宮崎:やっぱり日常を切り取って考える方がインスピレーションが湧くんですよね。俺はあんまり大きな概念で考えることがないんですよ。"愛って何だろう?"とか、そこまで考えられない。それよりも隣にいる誰かをイメージしながら"この人を笑顔にするにはどうしたらいいんだろう"っていうことを考えてるんですよね。

-『ユーラブユー』は比較的明るい曲が多い作品ですけど、Track.4「心のスープ」だけは暗めのバラードなんですよね。愛を知ることで、心の闇を埋めていくというか。
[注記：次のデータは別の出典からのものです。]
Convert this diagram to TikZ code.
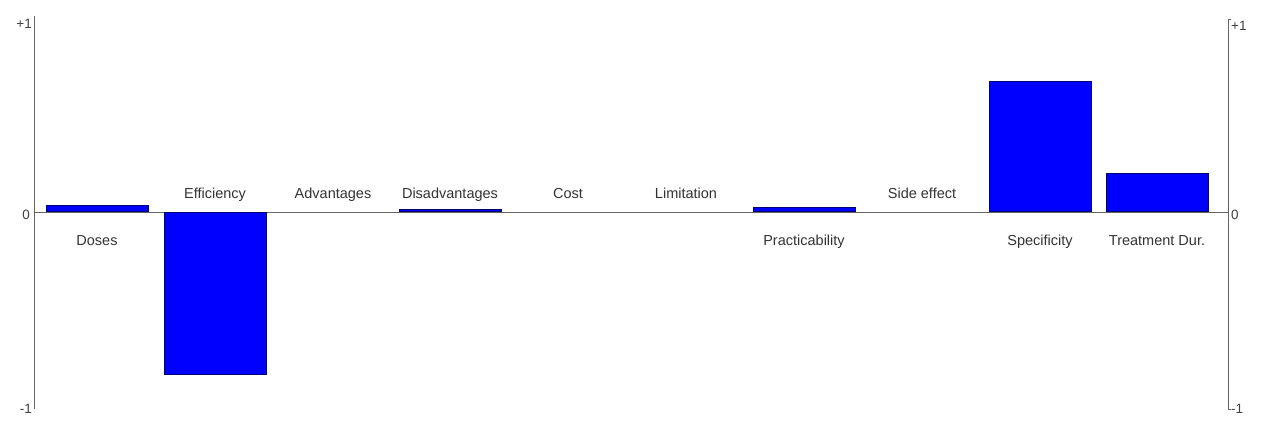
\documentclass[tikz,border=0pt]{standalone}
\usepackage{fontspec}
\setmainfont{Liberation Sans}

\begin{document}
\begin{tikzpicture}[x=1pt,y=1pt]
\tikzstyle{axis}=[draw=black!60,line width=0.9pt]
\tikzstyle{bar}=[fill=blue,draw=blue!45!black,line width=0.7pt,inner sep=0pt,minimum width=102pt]
\tikzstyle{catlabel}=[font=\fontsize{14.5}{16}\selectfont,text=black!80,inner sep=0pt,anchor=base]
\tikzstyle{ticklabel}=[font=\fontsize{13.5}{15}\selectfont,text=black!75,inner sep=0pt]

\useasboundingbox (0,-209) rectangle (1261,212);

% axes
\coordinate (LTop) at (34,196);
\coordinate (LBot) at (34,-197);
\coordinate (RTop) at (1228,193);
\coordinate (RBot) at (1228,-197);
\coordinate (LZero) at (34,0);
\coordinate (RZero) at (1228,0);
\draw [axis] (LTop) -- (LBot);
\draw [axis] (RTop) -- (RBot);
\draw [axis] (LZero) -- (RZero);
\draw [axis] (RTop) -- +(3,0);
\draw [axis] (RBot) -- +(3,0);

\node (lplus) [ticklabel,anchor=base east] at (32,184) {+1};
\node (lzero) [ticklabel,anchor=base east] at (30,-7) {0};
\node (lminus) [ticklabel,anchor=base east] at (32,-201) {-1};
\node (rplus) [ticklabel,anchor=base west] at (1231,182) {+1};
\node (rzero) [ticklabel,anchor=base west] at (1231,-7) {0};
\node (rminus) [ticklabel,anchor=base west] at (1231,-201) {-1};

% bars (1 = 195pt)
\node (bDoses) [bar,anchor=south,minimum height=6pt] at (97,0) {};
\node (bEfficiency) [bar,anchor=north,minimum height=162pt] at (215,0) {};
\node (bDisadvantages) [bar,anchor=south,minimum height=2.5pt] at (450,0) {};
\node (bPracticability) [bar,anchor=south,minimum height=4pt] at (804,0) {};
\node (bSpecificity) [bar,anchor=south,minimum height=130pt] at (1040,0) {};
\node (bTreatment) [bar,anchor=south,minimum height=38pt] at (1157,0) {};

% labels
\node (tDoses) [catlabel] at (97,-33) {Doses};
\node (tEfficiency) [catlabel] at (215,14) {Efficiency};
\node (tAdvantages) [catlabel] at (333,14) {Advantages};
\node (tDisadvantages) [catlabel] at (450,14) {Disadvantages};
\node (tCost) [catlabel] at (568,14) {Cost};
\node (tLimitation) [catlabel] at (686,14) {Limitation};
\node (tPracticability) [catlabel] at (804,-33) {Practicability};
\node (tSideeffect) [catlabel] at (922,14) {Side effect};
\node (tSpecificity) [catlabel] at (1040,-33) {Specificity};
\node (tTreatment) [catlabel] at (1157,-33) {Treatment Dur.};

\end{tikzpicture}
\end{document}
宮崎:さっき"当たり前の時間のことを書きたい"って言ったんですけど、この曲に関しては少し概念的かもしれないですね。君と僕のことでもあり、愛についてのことでもあり、でも、一番言いたかったのは"君が君自身を大切にしてね"っていうことなんです。

-それはミニ・アルバムのタイトル"ユーラブユー"に繋がるメッセージ?

宮崎:そうですね。タイトルの候補は他にもいろいろ出したんですけど。たぶん今回の作品で言いたいことを全部まとめると、これだなと思ったんです。

-"君が君を大切にできたらいいよね"って?

宮崎:それができたら苦労しないよね、つらいよねっていう気持ちですね。世の中にはこんなにも愛が溢れてるじゃないかっていう感じかな。
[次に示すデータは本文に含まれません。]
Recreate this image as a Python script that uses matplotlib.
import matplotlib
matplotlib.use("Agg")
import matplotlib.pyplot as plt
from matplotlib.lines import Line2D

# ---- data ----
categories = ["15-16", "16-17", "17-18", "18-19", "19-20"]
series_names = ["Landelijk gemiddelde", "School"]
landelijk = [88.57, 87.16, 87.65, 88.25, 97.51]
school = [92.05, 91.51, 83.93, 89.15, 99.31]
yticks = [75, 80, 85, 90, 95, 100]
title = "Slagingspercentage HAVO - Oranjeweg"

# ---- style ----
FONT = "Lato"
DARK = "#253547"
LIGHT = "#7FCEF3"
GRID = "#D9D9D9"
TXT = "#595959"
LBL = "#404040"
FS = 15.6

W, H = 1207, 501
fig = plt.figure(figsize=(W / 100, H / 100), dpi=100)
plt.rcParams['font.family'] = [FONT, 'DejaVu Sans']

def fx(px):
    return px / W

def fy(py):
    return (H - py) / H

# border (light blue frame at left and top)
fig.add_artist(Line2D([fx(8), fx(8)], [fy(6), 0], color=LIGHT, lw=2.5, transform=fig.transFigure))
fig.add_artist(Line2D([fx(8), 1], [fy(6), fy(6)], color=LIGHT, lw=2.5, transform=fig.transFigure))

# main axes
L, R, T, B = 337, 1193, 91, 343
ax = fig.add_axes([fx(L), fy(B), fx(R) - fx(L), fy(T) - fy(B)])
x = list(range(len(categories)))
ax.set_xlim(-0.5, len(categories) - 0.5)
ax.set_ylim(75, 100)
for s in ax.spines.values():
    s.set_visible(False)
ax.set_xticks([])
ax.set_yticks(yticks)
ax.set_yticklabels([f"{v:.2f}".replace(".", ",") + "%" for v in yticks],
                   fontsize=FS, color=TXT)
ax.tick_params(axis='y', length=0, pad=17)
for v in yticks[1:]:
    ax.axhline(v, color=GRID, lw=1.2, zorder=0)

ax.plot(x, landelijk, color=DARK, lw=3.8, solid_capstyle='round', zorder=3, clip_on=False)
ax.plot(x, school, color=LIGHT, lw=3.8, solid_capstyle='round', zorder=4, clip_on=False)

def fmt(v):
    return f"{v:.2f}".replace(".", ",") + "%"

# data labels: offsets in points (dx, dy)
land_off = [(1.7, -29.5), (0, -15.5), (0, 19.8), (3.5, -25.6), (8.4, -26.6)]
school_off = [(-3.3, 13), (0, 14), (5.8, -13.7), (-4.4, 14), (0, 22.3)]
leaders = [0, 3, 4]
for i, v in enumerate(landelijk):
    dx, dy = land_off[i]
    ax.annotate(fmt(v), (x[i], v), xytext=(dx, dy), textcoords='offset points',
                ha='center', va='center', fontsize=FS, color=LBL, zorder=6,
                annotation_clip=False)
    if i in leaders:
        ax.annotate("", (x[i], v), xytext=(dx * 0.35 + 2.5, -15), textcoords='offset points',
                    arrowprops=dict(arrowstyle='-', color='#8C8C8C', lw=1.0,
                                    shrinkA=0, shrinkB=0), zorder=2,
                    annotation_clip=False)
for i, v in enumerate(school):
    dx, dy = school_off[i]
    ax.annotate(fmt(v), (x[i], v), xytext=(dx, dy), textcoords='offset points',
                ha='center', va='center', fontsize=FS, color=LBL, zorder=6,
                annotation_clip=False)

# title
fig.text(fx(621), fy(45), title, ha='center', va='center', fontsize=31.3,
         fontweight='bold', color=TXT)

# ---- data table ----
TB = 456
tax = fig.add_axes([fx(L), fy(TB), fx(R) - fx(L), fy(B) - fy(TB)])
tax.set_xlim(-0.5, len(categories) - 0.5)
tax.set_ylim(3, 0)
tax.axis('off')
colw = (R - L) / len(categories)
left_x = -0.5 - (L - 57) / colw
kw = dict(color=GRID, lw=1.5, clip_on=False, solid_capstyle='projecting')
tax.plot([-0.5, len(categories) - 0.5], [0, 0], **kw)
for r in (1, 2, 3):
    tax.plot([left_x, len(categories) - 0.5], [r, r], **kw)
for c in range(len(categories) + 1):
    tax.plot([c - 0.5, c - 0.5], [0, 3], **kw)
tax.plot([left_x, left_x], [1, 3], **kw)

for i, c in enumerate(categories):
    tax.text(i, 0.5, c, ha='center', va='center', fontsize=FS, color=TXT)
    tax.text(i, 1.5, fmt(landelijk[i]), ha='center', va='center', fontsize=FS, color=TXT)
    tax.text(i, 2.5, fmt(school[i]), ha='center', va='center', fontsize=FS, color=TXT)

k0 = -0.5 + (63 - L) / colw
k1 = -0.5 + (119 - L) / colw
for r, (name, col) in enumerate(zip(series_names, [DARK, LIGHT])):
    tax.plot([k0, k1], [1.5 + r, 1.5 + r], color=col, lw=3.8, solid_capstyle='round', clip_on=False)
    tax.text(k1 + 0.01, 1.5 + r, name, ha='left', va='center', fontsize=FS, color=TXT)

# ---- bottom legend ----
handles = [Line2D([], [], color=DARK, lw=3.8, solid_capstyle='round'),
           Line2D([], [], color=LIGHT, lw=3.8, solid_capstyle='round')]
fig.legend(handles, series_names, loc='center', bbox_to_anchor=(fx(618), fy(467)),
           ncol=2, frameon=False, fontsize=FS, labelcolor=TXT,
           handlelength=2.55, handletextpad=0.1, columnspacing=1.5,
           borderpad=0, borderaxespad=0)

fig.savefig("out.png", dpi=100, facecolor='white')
SHIMBASHI:こういう曲は今まであんまりなかったですよね。

-新たなチャレンジという意味で音作りはどうでしたか?

ナガハタ:僕らのレコーディングって、わりとギターとヴォーカル、ベースとドラムで音に対する意見が分かれることが多いんです。こっちのふたり(Nolanと宮崎)は壮大なアレンジにしたがるけど、こっちのふたり(ナガハタとSHIMBASHI)はシンプルにしたくて。でも「心のスープ」に関しては、全員でやれるだけやっちゃおうみたいな感じでしたね。
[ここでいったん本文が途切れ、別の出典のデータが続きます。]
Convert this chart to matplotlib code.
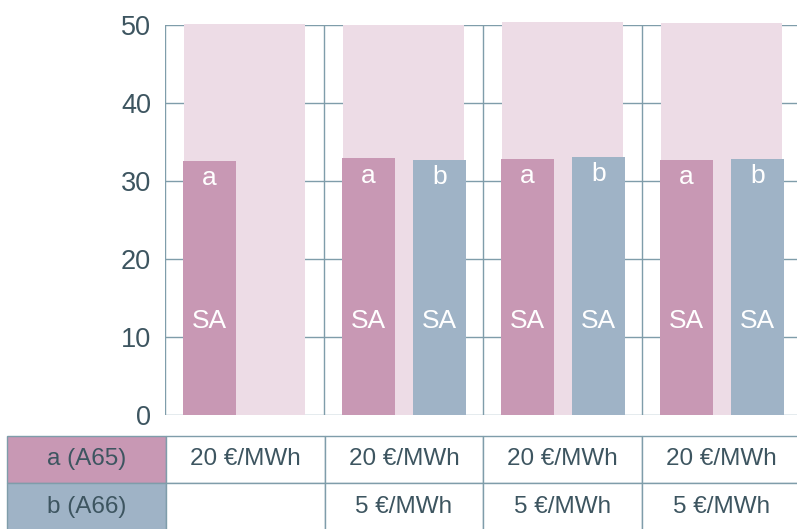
import numpy as np
import matplotlib
matplotlib.use("Agg")
import matplotlib.pyplot as plt

# ----------------------------------------------
# Datos
# ----------------------------------------------
grupos = [0, 1, 2, 3]
fondo = [50.1, 50.0, 50.4, 50.2]          # barra de fondo rosa claro
valores_a = [32.6, 32.9, 32.8, 32.65]       # a (A65)
valores_b = [np.nan, 32.7, 33.1, 32.8]      # b (A66), sin valor en el primer grupo
etiquetas_filas = ["a (A65)", "b (A66)"]
precios_a = ["20 €/MWh", "20 €/MWh", "20 €/MWh", "20 €/MWh"]
precios_b = ["", "5 €/MWh", "5 €/MWh", "5 €/MWh"]
yticks = [0, 10, 20, 30, 40, 50]

# ----------------------------------------------
# Estilo
# ----------------------------------------------
plt.rcParams["font.family"] = ["Liberation Sans", "DejaVu Sans"]
c_a = "#C898B4"
c_b = "#9FB3C6"
c_fondo = "#EDDCE6"
c_linea = "#7F9DAA"
c_texto = "#3D5560"

W, H = 797, 529
fig = plt.figure(figsize=(W / 100, H / 100), dpi=100)
ax = fig.add_axes([165 / W, (H - 415) / H, 636 / W, 390 / H])

x = np.array(grupos, dtype=float)
ax.bar(x, fondo, width=0.755, color=c_fondo, zorder=2, clip_on=False)
ax.bar(x - 0.22, valores_a, width=0.33, color=c_a, zorder=3, clip_on=False)
ax.bar(x + 0.225, valores_b, width=0.33, color=c_b, zorder=3, clip_on=False)

# etiquetas dentro de las barras
for xi, va, vb in zip(x, valores_a, valores_b):
    ax.text(xi - 0.22, va - 2.2, "a", color="white", ha="center", va="center",
            fontsize=19, zorder=4)
    ax.text(xi - 0.22, 12, "SA", color="white", ha="center", va="center",
            fontsize=19, zorder=4)
    if not np.isnan(vb):
        ax.text(xi + 0.225, vb - 2.2, "b", color="white", ha="center",
                va="center", fontsize=19, zorder=4)
        ax.text(xi + 0.225, 12, "SA", color="white", ha="center",
                va="center", fontsize=19, zorder=4)

ax.set_xlim(-0.5, 3.5)
ax.set_ylim(0, 50)
ax.set_yticks(yticks)
ax.set_xticks([])
ax.set_xticks([g - 0.5 for g in grupos] + [3.5], minor=True)
ax.tick_params(axis="y", length=0, pad=10, labelsize=19.5, labelcolor=c_texto)
ax.tick_params(axis="x", which="both", length=0)
ax.grid(axis="y", color=c_linea, linewidth=1, zorder=0)
ax.grid(axis="x", which="minor", color=c_linea, linewidth=1, zorder=0)
ax.set_axisbelow(True)
for s in ax.spines.values():
    s.set_visible(False)

# ----------------------------------------------
# Tabla inferior
# ----------------------------------------------
celdas = [[etiquetas_filas[0]] + precios_a,
          [etiquetas_filas[1]] + precios_b]
colores = [[c_a] + ["white"] * 4,
           [c_b] + ["white"] * 4]
tabla = ax.table(cellText=celdas, cellColours=colores, cellLoc="center",
                 bbox=[-158 / 636, -0.297, 1 + 158 / 636, 0.244])
tabla.auto_set_font_size(False)
tabla.set_fontsize(17.5)
for (r, c), celda in tabla.get_celld().items():
    celda.set_edgecolor(c_linea)
    celda.set_linewidth(1)
    celda.get_text().set_color(c_texto)

fig.savefig("out.png", dpi=100)
plt.close(fig)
宮崎:やっぱり僕とかは作曲者だから、その世界観を忠実に再現したくて、いろいろと入れたくなるんですよね。でも"そこまで入れなくても伝わるよ"って言われたりするんです。ふたり(ナガハタとSHIMBASHI)が引き算の作業をしてくれる感じですね。

-で、最後のTrack.6「ガラクタカラー」はリード曲になりそうなくらいかっこいい曲で、さっきも言ってた荒削りな感じが出た曲ですね。よりロック色が強いというか。

宮崎:それは意識しました。この曲はすごくメロディがきれいですよね。僕が「ガラクタカラー」みたいな歌詞を書くのは珍しいんですよ。

-ああ、テーマが"君と僕"ではなくて"夢"だから?

宮崎:そう。そっちなんですよね。愛じゃないんです。今回はそういう曲を作ってみたかったんです。解散していったバンドとか、"もうこの世界なんて嫌だ"って自分を投げ出してしまうような女の子とか、そういう人がいるうえで、僕たちはこうやって生きて笑って、破れた夢の上に立ってるんだなと思ったんです。逆に自分自身も夢に破れてしまったこともありますし。この曲は歌詞のままのメッセージで裏は一切ないですね。

ナガハタ:この曲が最後の1曲として入ったのが良かったなと思ってます。